His works sold for record prices at auction, and he became one of the U.K.'s most treasured artists. Historian Simon Schama wrote that Hockney's enduring appeal lies in how his work presupposes "an expectation of pleasure." "His work is admired — loved is not too strong a word — by the millions who, worldwide, flock to see it," Schama wrote in an essay accompanying a 2025 Paris exhibition.

Hockney emerged as a icon of the swinging 1960s with his trademark round glasses and bleached-blond hair, making an impact even before graduating from London's Royal College of Art. Art dealer John Kasmin took him into his stable of artists in 1961. His paintings created dreamlike worlds of patterned light bouncing off water and windows, with human forms rendered in flattened, simplified shapes in matte acrylic paint.

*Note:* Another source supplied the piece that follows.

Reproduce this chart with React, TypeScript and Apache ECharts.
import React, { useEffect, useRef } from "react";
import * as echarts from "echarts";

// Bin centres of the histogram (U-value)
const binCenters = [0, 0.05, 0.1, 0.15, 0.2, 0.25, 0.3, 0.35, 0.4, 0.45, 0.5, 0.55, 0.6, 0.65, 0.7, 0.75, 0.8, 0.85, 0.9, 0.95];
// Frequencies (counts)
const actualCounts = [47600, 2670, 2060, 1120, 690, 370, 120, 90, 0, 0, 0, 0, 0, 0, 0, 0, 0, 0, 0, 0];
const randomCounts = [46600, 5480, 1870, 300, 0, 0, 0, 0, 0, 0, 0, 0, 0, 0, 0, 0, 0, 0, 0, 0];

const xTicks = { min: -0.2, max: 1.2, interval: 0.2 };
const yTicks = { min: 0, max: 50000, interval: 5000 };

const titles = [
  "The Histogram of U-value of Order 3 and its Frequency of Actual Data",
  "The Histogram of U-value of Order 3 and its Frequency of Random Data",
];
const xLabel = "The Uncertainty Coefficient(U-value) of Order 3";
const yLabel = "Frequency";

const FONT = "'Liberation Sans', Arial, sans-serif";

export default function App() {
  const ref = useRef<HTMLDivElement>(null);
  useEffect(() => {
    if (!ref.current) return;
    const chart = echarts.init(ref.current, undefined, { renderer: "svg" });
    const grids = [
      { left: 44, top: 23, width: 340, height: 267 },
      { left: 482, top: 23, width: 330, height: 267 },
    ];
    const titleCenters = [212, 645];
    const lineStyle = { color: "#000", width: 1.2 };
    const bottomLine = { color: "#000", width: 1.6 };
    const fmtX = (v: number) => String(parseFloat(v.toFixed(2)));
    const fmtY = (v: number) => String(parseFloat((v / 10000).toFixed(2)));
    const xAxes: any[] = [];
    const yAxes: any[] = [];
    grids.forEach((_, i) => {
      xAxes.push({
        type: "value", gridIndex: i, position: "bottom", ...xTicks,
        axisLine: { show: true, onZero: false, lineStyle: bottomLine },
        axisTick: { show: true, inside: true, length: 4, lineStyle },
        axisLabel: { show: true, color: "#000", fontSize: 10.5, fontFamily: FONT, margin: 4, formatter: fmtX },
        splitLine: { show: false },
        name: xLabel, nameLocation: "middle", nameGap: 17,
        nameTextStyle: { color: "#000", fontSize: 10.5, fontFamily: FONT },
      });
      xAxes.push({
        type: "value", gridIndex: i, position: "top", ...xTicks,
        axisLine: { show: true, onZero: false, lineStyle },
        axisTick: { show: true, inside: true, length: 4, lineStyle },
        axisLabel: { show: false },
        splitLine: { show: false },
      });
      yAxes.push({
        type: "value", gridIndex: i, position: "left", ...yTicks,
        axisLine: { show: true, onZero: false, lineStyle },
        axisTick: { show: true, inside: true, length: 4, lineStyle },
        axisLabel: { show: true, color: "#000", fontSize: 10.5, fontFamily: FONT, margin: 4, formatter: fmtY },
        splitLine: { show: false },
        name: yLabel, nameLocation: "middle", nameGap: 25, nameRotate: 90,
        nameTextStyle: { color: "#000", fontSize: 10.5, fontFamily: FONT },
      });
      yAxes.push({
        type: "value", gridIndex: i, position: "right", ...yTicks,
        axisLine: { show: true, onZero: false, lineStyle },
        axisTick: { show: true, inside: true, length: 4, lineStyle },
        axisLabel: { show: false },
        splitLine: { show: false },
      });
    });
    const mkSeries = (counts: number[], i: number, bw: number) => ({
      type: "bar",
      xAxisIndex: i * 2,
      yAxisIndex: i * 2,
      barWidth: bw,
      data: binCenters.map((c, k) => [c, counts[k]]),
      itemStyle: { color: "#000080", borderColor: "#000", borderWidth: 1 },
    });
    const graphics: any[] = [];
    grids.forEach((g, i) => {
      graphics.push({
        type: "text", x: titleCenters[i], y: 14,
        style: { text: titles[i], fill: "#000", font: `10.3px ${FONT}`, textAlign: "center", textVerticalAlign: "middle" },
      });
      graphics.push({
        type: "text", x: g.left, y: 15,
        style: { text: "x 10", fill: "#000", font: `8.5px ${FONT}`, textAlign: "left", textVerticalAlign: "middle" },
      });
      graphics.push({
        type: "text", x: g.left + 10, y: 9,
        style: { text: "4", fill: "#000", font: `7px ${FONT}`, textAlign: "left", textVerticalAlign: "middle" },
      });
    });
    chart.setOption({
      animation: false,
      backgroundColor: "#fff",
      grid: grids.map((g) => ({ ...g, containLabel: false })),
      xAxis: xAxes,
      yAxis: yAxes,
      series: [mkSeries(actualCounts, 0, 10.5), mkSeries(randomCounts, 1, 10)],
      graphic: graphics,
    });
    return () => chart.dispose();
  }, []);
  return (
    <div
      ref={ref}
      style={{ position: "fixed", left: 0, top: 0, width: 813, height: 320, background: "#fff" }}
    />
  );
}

His artistic influences ranged from Renaissance portraitists to J.M.W. Turner, Pablo Picasso's Cubism experiments, and American pop art. Like Andy Warhol, he occasionally incorporated advertising labels into his work, such as a Typhoo Tea box in his 1961 "Tea Painting in an Illusionistic Style."

He is survived by his longtime partner Jean-Pierre Gonçalves de Lima, his great-nephew and studio assistant Richard Hockney, his brothers Philip and John, and numerous nieces, nephews, great-nieces and great-nephews.